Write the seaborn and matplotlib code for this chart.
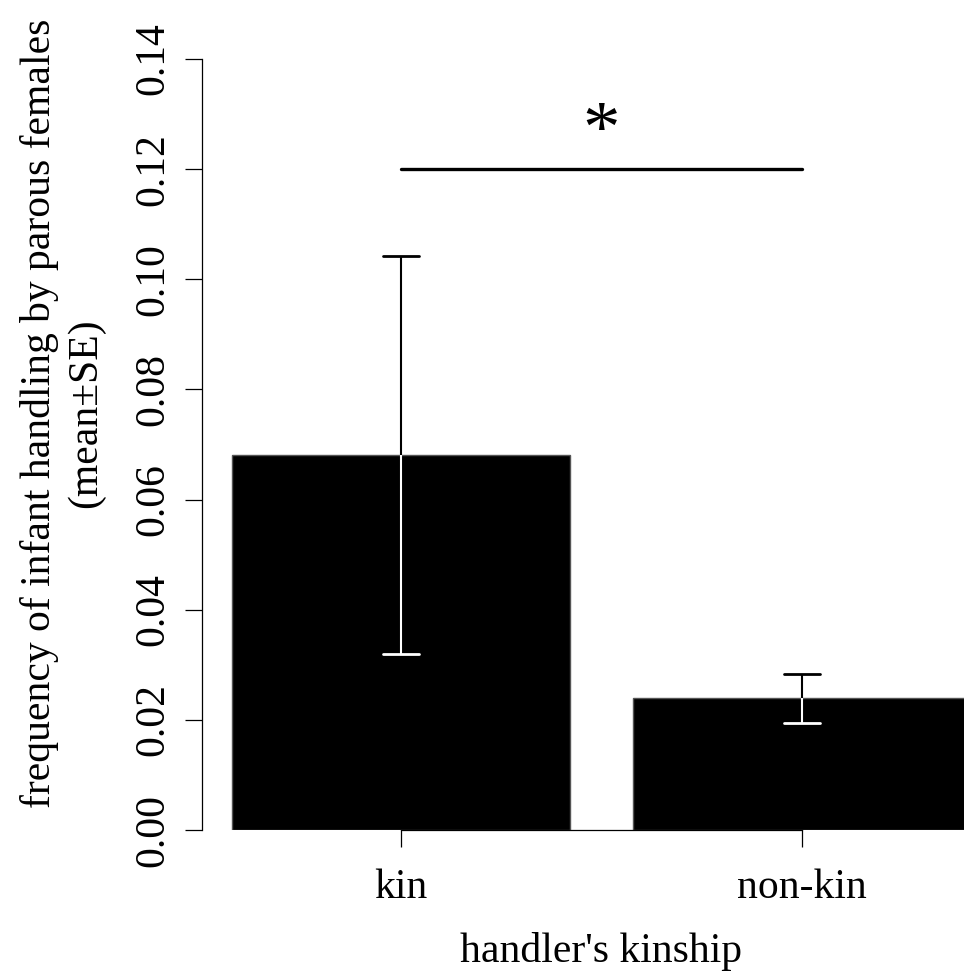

#####

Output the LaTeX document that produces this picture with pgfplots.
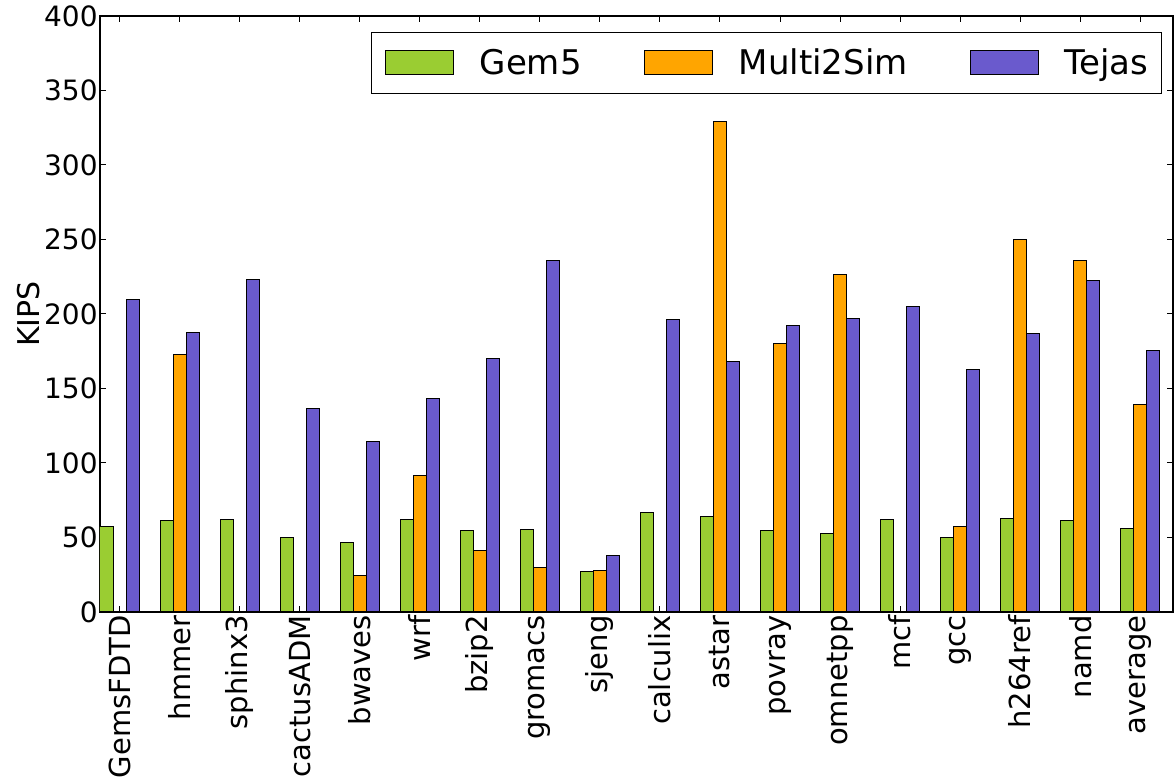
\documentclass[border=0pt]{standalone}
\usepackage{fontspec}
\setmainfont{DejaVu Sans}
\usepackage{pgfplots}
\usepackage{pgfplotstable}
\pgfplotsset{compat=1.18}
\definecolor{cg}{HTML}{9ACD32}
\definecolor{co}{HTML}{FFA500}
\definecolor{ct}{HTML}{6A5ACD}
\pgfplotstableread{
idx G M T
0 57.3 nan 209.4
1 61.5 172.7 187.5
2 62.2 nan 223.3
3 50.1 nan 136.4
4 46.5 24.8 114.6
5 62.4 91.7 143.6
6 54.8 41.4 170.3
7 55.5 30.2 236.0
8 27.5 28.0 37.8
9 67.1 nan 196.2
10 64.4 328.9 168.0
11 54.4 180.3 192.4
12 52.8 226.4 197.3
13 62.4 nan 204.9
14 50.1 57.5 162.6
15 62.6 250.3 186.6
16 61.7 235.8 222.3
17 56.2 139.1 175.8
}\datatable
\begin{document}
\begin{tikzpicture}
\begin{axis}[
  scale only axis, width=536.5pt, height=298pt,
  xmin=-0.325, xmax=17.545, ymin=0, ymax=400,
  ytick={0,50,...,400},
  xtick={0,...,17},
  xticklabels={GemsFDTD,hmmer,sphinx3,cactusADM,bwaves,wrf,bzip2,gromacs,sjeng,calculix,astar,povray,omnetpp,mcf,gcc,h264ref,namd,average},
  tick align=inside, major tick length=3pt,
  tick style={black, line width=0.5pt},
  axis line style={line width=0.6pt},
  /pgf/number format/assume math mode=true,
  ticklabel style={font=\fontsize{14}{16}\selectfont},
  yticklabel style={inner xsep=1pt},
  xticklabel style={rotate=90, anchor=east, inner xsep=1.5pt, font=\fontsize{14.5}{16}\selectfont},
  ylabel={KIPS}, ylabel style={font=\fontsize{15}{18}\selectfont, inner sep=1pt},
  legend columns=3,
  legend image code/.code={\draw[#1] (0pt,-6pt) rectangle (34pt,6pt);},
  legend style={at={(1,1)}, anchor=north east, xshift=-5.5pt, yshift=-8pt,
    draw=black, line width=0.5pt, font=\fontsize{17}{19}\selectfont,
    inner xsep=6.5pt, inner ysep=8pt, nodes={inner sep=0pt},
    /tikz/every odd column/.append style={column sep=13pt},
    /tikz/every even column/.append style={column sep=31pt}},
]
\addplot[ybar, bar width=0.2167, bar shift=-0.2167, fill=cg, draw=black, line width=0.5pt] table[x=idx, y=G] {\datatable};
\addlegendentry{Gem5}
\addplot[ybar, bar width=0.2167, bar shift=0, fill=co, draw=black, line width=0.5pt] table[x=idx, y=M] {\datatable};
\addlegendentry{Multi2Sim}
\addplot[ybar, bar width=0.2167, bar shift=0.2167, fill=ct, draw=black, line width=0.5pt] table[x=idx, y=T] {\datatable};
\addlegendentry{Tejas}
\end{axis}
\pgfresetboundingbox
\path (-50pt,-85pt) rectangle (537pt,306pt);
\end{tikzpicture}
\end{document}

#####

- [Problem] Only the number is wanted: how many lines in the entries above contain the string "this"?

- [Task response] 2